§ Provided data
────────────────

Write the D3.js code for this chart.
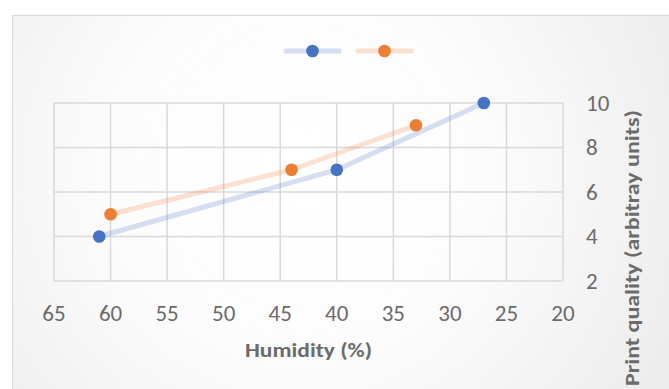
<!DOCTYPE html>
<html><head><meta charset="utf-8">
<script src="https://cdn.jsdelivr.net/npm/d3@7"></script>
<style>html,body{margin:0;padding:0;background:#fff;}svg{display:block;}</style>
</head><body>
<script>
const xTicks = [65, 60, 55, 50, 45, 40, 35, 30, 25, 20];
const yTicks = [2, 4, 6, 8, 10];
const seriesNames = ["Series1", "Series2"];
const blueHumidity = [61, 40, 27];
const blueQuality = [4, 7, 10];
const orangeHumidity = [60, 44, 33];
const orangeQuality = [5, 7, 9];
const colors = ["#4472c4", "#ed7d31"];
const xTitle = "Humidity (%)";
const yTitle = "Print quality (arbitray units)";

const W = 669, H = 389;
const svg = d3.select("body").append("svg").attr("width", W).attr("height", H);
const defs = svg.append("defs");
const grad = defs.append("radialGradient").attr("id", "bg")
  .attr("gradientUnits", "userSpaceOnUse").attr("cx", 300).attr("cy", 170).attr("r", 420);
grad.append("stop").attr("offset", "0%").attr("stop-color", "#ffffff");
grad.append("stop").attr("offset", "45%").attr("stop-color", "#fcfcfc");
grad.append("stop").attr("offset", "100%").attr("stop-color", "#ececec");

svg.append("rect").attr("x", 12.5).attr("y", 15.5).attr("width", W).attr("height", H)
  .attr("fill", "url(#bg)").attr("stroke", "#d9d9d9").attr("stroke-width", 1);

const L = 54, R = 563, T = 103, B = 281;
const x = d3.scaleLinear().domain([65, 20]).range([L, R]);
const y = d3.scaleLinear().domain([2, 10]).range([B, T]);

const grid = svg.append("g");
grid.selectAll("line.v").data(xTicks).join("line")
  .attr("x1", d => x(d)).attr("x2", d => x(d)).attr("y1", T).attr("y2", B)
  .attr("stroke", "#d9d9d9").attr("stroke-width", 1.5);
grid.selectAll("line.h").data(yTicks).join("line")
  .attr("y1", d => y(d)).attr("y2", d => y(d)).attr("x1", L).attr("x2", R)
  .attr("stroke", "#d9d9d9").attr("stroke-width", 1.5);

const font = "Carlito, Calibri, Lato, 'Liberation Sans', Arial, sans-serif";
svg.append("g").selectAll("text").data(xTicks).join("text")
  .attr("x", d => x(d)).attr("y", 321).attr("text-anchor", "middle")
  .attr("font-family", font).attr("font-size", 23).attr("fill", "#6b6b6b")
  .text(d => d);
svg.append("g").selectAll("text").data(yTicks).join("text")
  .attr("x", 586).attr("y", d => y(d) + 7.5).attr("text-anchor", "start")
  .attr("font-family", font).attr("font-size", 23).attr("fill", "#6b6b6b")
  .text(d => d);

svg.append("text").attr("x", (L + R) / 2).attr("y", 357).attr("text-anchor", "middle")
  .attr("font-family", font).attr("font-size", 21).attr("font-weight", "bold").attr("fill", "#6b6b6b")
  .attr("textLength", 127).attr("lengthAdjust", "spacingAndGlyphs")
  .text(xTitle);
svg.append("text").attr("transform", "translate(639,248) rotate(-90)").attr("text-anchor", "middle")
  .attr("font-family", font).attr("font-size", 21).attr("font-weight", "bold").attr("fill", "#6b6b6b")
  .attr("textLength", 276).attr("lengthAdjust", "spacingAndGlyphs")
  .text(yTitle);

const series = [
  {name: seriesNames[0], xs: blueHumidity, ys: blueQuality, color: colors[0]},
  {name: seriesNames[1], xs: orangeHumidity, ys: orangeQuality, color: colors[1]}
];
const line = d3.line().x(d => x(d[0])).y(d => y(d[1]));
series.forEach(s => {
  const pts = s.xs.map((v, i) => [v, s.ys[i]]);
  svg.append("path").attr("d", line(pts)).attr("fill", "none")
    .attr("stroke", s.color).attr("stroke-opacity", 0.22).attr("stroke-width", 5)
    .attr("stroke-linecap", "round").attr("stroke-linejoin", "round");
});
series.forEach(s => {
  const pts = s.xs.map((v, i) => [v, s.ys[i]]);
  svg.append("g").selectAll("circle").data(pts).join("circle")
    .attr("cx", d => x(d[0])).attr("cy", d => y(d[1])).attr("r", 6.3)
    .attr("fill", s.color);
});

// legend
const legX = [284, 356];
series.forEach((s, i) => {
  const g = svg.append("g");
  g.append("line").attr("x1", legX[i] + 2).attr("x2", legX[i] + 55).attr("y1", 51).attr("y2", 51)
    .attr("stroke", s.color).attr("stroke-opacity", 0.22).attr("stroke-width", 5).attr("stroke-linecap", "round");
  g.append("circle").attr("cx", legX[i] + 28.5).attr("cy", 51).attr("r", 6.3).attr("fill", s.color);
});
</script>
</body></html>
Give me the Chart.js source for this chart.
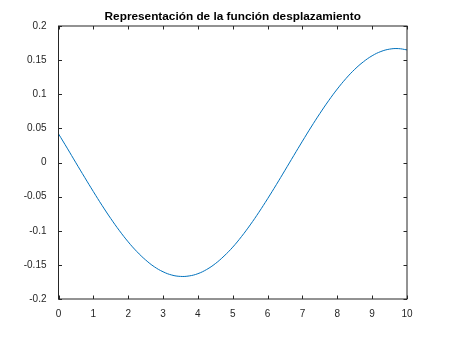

────────────────

§ Stated task
Quote everything in the listing above exactly; pictures are the only thing to omit.

§ Exercise output
Write the D3.js code for this chart.
<!DOCTYPE html>
<html><head><meta charset="utf-8">
<script src="https://cdn.jsdelivr.net/npm/d3@7"></script>
<style>html,body{margin:0;padding:0;background:#fff;}svg{display:block;}</style>
</head><body>
<script>
const xTicks = [65, 60, 55, 50, 45, 40, 35, 30, 25, 20];
const yTicks = [2, 4, 6, 8, 10];
const seriesNames = ["Series1", "Series2"];
const blueHumidity = [61, 40, 27];
const blueQuality = [4, 7, 10];
const orangeHumidity = [60, 44, 33];
const orangeQuality = [5, 7, 9];
const colors = ["#4472c4", "#ed7d31"];
const xTitle = "Humidity (%)";
const yTitle = "Print quality (arbitray units)";

const W = 669, H = 389;
const svg = d3.select("body").append("svg").attr("width", W).attr("height", H);
const defs = svg.append("defs");
const grad = defs.append("radialGradient").attr("id", "bg")
  .attr("gradientUnits", "userSpaceOnUse").attr("cx", 300).attr("cy", 170).attr("r", 420);
grad.append("stop").attr("offset", "0%").attr("stop-color", "#ffffff");
grad.append("stop").attr("offset", "45%").attr("stop-color", "#fcfcfc");
grad.append("stop").attr("offset", "100%").attr("stop-color", "#ececec");

svg.append("rect").attr("x", 12.5).attr("y", 15.5).attr("width", W).attr("height", H)
  .attr("fill", "url(#bg)").attr("stroke", "#d9d9d9").attr("stroke-width", 1);

const L = 54, R = 563, T = 103, B = 281;
const x = d3.scaleLinear().domain([65, 20]).range([L, R]);
const y = d3.scaleLinear().domain([2, 10]).range([B, T]);

const grid = svg.append("g");
grid.selectAll("line.v").data(xTicks).join("line")
  .attr("x1", d => x(d)).attr("x2", d => x(d)).attr("y1", T).attr("y2", B)
  .attr("stroke", "#d9d9d9").attr("stroke-width", 1.5);
grid.selectAll("line.h").data(yTicks).join("line")
  .attr("y1", d => y(d)).attr("y2", d => y(d)).attr("x1", L).attr("x2", R)
  .attr("stroke", "#d9d9d9").attr("stroke-width", 1.5);

const font = "Carlito, Calibri, Lato, 'Liberation Sans', Arial, sans-serif";
svg.append("g").selectAll("text").data(xTicks).join("text")
  .attr("x", d => x(d)).attr("y", 321).attr("text-anchor", "middle")
  .attr("font-family", font).attr("font-size", 23).attr("fill", "#6b6b6b")
  .text(d => d);
svg.append("g").selectAll("text").data(yTicks).join("text")
  .attr("x", 586).attr("y", d => y(d) + 7.5).attr("text-anchor", "start")
  .attr("font-family", font).attr("font-size", 23).attr("fill", "#6b6b6b")
  .text(d => d);

svg.append("text").attr("x", (L + R) / 2).attr("y", 357).attr("text-anchor", "middle")
  .attr("font-family", font).attr("font-size", 21).attr("font-weight", "bold").attr("fill", "#6b6b6b")
  .attr("textLength", 127).attr("lengthAdjust", "spacingAndGlyphs")
  .text(xTitle);
svg.append("text").attr("transform", "translate(639,248) rotate(-90)").attr("text-anchor", "middle")
  .attr("font-family", font).attr("font-size", 21).attr("font-weight", "bold").attr("fill", "#6b6b6b")
  .attr("textLength", 276).attr("lengthAdjust", "spacingAndGlyphs")
  .text(yTitle);

const series = [
  {name: seriesNames[0], xs: blueHumidity, ys: blueQuality, color: colors[0]},
  {name: seriesNames[1], xs: orangeHumidity, ys: orangeQuality, color: colors[1]}
];
const line = d3.line().x(d => x(d[0])).y(d => y(d[1]));
series.forEach(s => {
  const pts = s.xs.map((v, i) => [v, s.ys[i]]);
  svg.append("path").attr("d", line(pts)).attr("fill", "none")
    .attr("stroke", s.color).attr("stroke-opacity", 0.22).attr("stroke-width", 5)
    .attr("stroke-linecap", "round").attr("stroke-linejoin", "round");
});
series.forEach(s => {
  const pts = s.xs.map((v, i) => [v, s.ys[i]]);
  svg.append("g").selectAll("circle").data(pts).join("circle")
    .attr("cx", d => x(d[0])).attr("cy", d => y(d[1])).attr("r", 6.3)
    .attr("fill", s.color);
});

// legend
const legX = [284, 356];
series.forEach((s, i) => {
  const g = svg.append("g");
  g.append("line").attr("x1", legX[i] + 2).attr("x2", legX[i] + 55).attr("y1", 51).attr("y2", 51)
    .attr("stroke", s.color).attr("stroke-opacity", 0.22).attr("stroke-width", 5).attr("stroke-linecap", "round");
  g.append("circle").attr("cx", legX[i] + 28.5).attr("cy", 51).attr("r", 6.3).attr("fill", s.color);
});
</script>
</body></html>
Give me the Chart.js source for this chart.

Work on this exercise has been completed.